##### Provided material
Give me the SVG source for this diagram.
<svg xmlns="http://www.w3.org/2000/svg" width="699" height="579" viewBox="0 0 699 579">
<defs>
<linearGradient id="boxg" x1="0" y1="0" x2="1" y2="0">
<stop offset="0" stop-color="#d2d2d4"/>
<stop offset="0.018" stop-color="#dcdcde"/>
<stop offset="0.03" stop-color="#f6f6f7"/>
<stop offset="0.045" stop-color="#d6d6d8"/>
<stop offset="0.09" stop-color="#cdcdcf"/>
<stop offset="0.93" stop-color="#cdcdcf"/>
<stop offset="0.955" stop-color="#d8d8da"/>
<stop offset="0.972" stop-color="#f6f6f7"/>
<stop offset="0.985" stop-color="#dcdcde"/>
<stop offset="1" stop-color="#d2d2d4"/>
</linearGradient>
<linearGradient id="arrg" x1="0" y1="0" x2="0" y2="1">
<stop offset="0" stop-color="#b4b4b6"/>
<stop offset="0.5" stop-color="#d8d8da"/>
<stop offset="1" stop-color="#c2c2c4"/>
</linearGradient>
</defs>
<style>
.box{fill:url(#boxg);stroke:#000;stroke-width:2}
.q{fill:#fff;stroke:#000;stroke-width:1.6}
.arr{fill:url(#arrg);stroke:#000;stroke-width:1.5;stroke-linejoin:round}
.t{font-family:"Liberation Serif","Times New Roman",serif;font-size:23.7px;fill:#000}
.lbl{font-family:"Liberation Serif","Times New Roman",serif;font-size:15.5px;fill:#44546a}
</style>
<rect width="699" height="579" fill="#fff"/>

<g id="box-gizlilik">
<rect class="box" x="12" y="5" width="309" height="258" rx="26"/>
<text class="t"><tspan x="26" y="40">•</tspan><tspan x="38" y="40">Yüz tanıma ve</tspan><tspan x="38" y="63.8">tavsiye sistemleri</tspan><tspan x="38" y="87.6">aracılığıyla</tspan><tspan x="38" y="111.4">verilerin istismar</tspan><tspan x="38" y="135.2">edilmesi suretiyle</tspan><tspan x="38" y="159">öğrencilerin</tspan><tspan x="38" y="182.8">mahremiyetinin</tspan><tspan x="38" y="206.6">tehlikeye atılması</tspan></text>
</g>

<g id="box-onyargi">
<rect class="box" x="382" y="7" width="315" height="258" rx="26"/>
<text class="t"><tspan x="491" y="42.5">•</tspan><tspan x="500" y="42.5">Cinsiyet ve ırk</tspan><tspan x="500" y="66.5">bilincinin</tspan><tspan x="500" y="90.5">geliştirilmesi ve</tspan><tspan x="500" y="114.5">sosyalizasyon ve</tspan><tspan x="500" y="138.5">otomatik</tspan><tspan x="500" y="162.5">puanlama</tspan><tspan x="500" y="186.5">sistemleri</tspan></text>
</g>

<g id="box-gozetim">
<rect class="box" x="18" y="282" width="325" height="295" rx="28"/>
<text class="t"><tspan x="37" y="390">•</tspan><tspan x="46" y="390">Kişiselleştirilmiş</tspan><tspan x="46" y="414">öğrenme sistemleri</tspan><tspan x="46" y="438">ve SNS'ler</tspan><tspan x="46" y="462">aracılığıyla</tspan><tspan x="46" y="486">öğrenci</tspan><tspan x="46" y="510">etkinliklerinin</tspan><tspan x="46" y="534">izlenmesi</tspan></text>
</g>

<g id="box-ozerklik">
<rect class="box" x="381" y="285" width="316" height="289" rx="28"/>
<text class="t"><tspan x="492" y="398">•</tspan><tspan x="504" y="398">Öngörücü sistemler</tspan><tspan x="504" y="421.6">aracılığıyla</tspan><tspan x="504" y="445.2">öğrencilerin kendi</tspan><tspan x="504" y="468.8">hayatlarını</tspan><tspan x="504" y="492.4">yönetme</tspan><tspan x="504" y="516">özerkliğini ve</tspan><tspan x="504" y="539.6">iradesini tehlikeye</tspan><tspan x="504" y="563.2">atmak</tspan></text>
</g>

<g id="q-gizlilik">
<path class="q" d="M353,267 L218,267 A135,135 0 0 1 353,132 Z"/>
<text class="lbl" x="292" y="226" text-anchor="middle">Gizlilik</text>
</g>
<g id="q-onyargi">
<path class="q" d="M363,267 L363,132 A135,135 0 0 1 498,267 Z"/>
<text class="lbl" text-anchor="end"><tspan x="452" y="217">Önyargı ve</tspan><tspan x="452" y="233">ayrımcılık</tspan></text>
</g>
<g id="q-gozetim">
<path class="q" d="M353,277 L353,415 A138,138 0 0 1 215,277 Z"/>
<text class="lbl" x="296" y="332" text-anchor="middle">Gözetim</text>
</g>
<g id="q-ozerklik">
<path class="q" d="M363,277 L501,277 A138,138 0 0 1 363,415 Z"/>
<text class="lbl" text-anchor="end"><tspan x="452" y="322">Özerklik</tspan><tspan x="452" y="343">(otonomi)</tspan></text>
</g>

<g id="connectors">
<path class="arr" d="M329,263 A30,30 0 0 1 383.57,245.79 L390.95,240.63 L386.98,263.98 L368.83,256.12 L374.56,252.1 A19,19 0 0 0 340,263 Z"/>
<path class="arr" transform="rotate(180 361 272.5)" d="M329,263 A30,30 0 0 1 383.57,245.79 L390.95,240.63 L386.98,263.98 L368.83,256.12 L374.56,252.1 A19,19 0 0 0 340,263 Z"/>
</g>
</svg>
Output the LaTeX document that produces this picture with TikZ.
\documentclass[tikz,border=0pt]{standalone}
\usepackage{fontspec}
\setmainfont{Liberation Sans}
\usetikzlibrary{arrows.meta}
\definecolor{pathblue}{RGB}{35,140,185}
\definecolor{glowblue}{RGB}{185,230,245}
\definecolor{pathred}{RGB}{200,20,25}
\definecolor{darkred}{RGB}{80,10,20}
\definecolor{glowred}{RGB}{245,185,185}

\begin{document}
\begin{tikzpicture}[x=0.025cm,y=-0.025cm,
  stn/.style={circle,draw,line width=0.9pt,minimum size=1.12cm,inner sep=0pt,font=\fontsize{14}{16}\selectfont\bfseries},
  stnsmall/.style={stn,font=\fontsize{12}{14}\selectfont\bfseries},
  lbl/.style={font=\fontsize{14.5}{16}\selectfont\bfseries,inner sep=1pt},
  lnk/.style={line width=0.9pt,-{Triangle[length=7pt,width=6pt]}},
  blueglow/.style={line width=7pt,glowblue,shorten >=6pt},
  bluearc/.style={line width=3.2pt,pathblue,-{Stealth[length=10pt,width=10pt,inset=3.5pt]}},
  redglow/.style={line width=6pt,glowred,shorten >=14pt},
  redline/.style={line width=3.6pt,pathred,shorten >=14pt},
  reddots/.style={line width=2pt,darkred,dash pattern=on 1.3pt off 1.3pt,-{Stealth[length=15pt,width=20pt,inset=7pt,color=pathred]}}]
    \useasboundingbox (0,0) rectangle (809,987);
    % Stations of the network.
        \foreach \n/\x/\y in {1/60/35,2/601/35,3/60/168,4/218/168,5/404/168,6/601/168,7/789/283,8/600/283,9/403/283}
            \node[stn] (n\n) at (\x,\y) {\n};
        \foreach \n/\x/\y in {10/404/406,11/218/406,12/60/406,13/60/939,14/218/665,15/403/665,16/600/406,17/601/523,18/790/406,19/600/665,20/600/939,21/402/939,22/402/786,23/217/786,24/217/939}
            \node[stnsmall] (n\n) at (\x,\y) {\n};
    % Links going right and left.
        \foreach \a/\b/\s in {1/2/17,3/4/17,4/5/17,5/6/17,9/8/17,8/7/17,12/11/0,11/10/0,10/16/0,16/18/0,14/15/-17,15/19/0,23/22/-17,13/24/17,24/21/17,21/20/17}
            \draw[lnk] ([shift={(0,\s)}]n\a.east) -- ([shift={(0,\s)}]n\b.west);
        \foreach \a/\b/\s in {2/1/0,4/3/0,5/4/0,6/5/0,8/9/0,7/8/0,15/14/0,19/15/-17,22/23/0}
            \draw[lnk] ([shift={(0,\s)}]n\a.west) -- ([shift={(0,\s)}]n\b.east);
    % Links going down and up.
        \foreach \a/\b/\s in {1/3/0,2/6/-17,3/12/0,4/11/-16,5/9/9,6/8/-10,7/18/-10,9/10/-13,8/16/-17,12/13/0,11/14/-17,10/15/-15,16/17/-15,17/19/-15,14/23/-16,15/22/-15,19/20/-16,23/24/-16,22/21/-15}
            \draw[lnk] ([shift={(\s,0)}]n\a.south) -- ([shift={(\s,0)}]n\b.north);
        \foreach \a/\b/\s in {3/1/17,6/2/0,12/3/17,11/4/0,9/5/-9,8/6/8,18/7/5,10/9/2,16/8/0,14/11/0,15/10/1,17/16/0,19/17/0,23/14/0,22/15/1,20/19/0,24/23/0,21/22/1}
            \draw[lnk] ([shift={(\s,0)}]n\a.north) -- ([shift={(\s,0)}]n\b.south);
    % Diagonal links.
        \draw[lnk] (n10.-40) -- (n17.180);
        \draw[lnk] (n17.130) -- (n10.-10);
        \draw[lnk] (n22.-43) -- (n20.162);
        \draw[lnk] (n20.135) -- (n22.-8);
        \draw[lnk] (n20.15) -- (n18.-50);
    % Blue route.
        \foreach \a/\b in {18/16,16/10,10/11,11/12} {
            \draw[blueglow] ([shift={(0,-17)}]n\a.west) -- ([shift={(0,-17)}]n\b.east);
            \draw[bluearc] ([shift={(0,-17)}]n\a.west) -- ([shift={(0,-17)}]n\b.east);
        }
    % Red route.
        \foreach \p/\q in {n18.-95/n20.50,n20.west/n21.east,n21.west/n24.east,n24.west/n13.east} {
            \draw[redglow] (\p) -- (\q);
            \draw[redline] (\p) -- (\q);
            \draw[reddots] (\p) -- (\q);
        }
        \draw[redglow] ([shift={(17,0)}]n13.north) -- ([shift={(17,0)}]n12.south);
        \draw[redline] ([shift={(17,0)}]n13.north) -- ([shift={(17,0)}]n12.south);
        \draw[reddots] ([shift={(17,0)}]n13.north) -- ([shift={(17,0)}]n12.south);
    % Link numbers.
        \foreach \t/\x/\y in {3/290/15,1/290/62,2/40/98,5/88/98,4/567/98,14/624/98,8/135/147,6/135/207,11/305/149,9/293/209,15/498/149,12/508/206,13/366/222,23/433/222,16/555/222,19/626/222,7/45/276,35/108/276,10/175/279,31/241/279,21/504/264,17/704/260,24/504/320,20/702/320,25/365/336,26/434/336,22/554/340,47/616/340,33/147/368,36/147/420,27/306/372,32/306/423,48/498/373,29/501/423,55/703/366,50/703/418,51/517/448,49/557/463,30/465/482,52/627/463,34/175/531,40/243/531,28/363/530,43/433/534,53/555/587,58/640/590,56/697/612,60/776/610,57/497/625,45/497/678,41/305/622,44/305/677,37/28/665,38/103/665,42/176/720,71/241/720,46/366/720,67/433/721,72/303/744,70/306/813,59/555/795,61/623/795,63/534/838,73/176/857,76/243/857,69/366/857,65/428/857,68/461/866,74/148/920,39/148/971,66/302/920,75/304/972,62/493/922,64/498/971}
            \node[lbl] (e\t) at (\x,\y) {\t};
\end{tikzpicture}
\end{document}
##########
## [Exercise directions]
Among the lines above, how many contain the string "this"? State the number alone.

## [Correct result]
2